Titling and Deeds

Titling and Deeds

Buying a piece of real estate means taking some form of title or ownership to it. But what are you actually owning? And how do you own it?

Title is the legally-recognized way property is held and is usually a matter of public record. Most people don’t realize there are a number of ways of taking title to property, and that property comes with a bundle of rights that can be split off and sold separately. Legal title means the actual ownership of the property, whereas equitable title means the right to enjoy or use the property-and they can be separated. You should always be aware of what kind of title you are purchasing and how you want to hold title.

PROPERTY RIGHTS: Property usually comes with the right to control the use of the property (decide what to do with it), the right to the benefits of the proprty (such as rent or mining rights), the right to exclude others from the proprty (keep people off your land) and the right to sell or convey the property. Most of the time you receive what is termed “Fee Simple” when buying a home. That means you receive all the rights to the land unencumbered (without liens). This provides the most rights possible. However, the previous owner may have put conditions on the land or on its transfer that you may not know about. So, sometimes you may not get “all” the rights you thought you had. Even a government.

tal agency can place restrictions on the land (by way of easements or zoning laws).

HOLDING TITLE: When you purchase property, there also some questions you must ask yourself. First, will you hold title in your personal name(s) or in the name of an entity? If there is more than one owner, will you take title as Joint Tenants or Tenants in Common?

Sole Ownership: This is the term when a single person or single entity takes title to the property. There obviously is no division of rights.

Joint Tenants: In a joint tenancy, the ownership cannot be divided. There is one title and all owners have equal rights to possess the property.  When one owner dies, his or her rights end. They cannot be given away by a will. The decedent’s rights automatically go to the surviving owners. This is called a “right of survivorship.” Most married couples take title this way but it can be used for any type of multiple owners, people or entities.

Tenants in Common: In a tenancy in common the ownership can be divided among the owners in whatever way they choose, equal or unequal, but there is still equal rights to possession. Each owner owns a undivided portion and can sell, lease or give away his or her part. Because the ownership is divided, an owner can leave his or her portin to heirs. There is no survivorship. Married couples may also take title as tenants in common.

Community Property: This is only available for legally married couples. The owership is divided in equal shares and there is equal right of possession.

TRANSFERRING TITLE: When property is sold the title is transferred by way of deed. The deed will list what rights are being transferred (like Fee Simple if all rights are included) and to whom they are transferred along with an accurate description of the property. Deeds also come with assurances from the grantor about the property, called covenants or warranties, that the grantor is legally bound by. The most common types of deeds are:

General Warranty Deed: This offers the most protection for the buyer. The seller warrants that he possesses the property and has the legal right to transfer it, that there are no liens (unless listed in the deed), and the title is protected from third party claims. These warranties extend all the way back through the chain of title.

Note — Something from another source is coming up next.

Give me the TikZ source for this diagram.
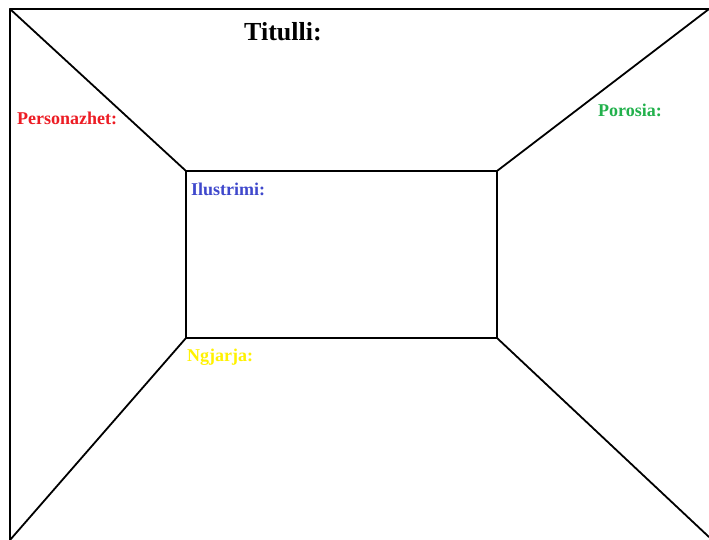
\documentclass[tikz,border=0pt]{standalone}
\usepackage{fontspec}
\setmainfont{Liberation Serif}
\definecolor{pred}{RGB}{237,28,36}
\definecolor{pgreen}{RGB}{34,177,76}
\definecolor{pblue}{RGB}{63,72,204}
\definecolor{pyellow}{RGB}{255,242,0}
\begin{document}
\begin{tikzpicture}[x=1pt,y=-1pt,
  edge/.style={draw=black,line width=1.8pt,line cap=round,line join=round},
  lab/.style={font=\fontsize{18}{20}\selectfont\bfseries,inner sep=0pt,anchor=west}]
\useasboundingbox[fill=white] (0,0) rectangle (709,540);
\coordinate (tl) at (10,9);
\coordinate (tr) at (709,9);
\coordinate (bl) at (10,540);
\coordinate (br) at (709,537);
\coordinate (itl) at (186,171);
\coordinate (itr) at (497,171);
\coordinate (ibl) at (186,338);
\coordinate (ibr) at (497,338);
\draw[edge] (bl) -- (tl) -- (tr);
\draw[edge] (tl) -- (itl);
\draw[edge] (tr) -- (itr);
\draw[edge] (bl) -- (ibl);
\draw[edge] (br) -- (ibr);
\draw[edge] (itl) rectangle (ibr);
\node[font=\fontsize{26}{28}\selectfont\bfseries,inner sep=0pt] (title) at (283,32) {Titulli:};
\node[lab,text=pred] (pers) at (17,118) {Personazhet:};
\node[lab,text=pgreen] (poro) at (598,110) {Porosia:};
\node[lab,text=pblue] (ilus) at (191,189) {Ilustrimi:};
\node[lab,text=pyellow] (ngj) at (187,357) {Ngjarja:};
\end{tikzpicture}
\end{document}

Special Warranty Deed: This deed is less protective for the buyer because the seller only warrants that he has received title and there are no liens except those listed on the deed. This is the kind of deed often used with transferring property to an executor or trustee who is merely managing the property until a final transfer.

Bargain and Sale Deed: This deed does not provide any claims of good title. That means the grantor does not warrant that there are no liens. The buyer could be taking property with liens attached. These are often used at tax sales and foreclosure auctions.

Quitclaim Deed: This deed provides no protection at all for the grantee. It only conveys whatever interest the grantor had and without any warranties. It is usually only used when transferring property among family members or to cure defects in title.

Trust Deed: This is a deed where legal title is transferred to a trustee, usually a lender, to hold as security for a debt. When you purchase property with a loan, the seller grants you one of the above (grant) deeds (conveying title to you), and then you (as grantor) immediatly execute a trust deed to the bank (which is usually the trustee and the beneficiary). The trustee holds legal title and the borrower/owner holds equitable title. In the mortgage industry, a trust deed is often “called” a mortgage because they have similar functions. But a mortgage is different…

Mortgage: This is where the mortgagor (borrower/owner) gives legal title to the mortgagee (bank) in return for the loan. The borrower/owner retains equitable title. So, when a bank is both the trustee and beneficiary on a trust deed, the effect is the same regarding ownership. But, the processes for foreclosing on the property are very different…

FORECLOSURE: In most trust deeds, there is a power of sale clause that allows the trustee to sell the property to satisfy the loan made by the beneficiary (bank). This allows the trustee (also the bank) to use a non-judicial foreclosure which means they can skip going to court and proceed to a trustee’s sale. If there is a mortgage, the mortgagee (bank) must go to court, a judicial foreclosure and get a court order to foreclose and sell the property. It is usually a much faster process to use a non-judicial foreclosure which is why banks prefer trust deeds. But not all states recognize trust deeds. Utah, however, does!